Saturday, October 17, 2009

Run!

Crap jobs, broke all the time, no insurance, student debts, friends in the war—none of my problems were really my problem.

A simple solution: buy tickets on your credit card and go to Thailand with someone you met in a bar and life becomes new. Walking out of the front door is an experience. Work is an adventure. Ordering at McDonald’s is exotic. It seems too easy because it is.

A rhythm enters you. Day, night, day. Breakfast, lunch, dinner. Everyone speaks in ups and downs, men hold hands and every meal is eaten with a spoon, but people are people. They have eyes and noses. They drive cars and tell jokes.

In time, sounds become words, words become things. Please, thank you, pineapple, what is this? Durian. Okay, I’ll try it. So you eat a fruit that smells like shit, eat a few cockroaches and drink beer and start to forget.

At night we took off each others’ clothes, learned smells and tastes and the stupid faces we make when we’re coming. In the mornings we drank tea. In the afternoons, pineapple lassies or beer or both, or we took a bus and a ferry to some other paradise. We talked about the people we’d been. The pressures that gave us this shape or that, pressures that were slowly slipping from mind, and eventually we stopped talking about “back home” and let the afternoons remain smooth as the sea.

Water clear as moonlight, the sun intense as a staring eye. Conversation that came and went like the tide—fluid, massive movements of varying depth. We did a lot of crossword puzzles. We skinnydipped at night, strung with phosphorescence.

Were we really crazy? My parents thought so. My friends. But I felt more alive, more connected, more real.
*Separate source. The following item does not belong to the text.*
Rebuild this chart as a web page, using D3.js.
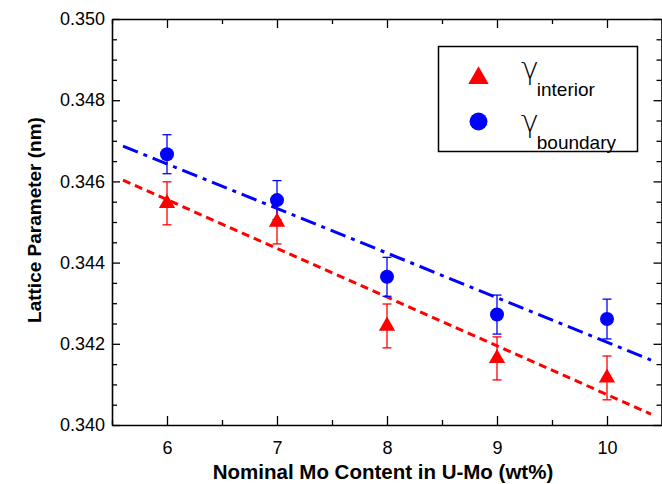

As a child I had flashes of I exist, but it had been years since I’d felt that explosion of oddness: I am I and I am here. Out of context I still filled my lungs. I occupied space, felt human. And you were there, and you were like me, and we were like them. It felt like the first time someone else takes off your clothes, and you take off theirs. You have parts. I do too. Look at what we are.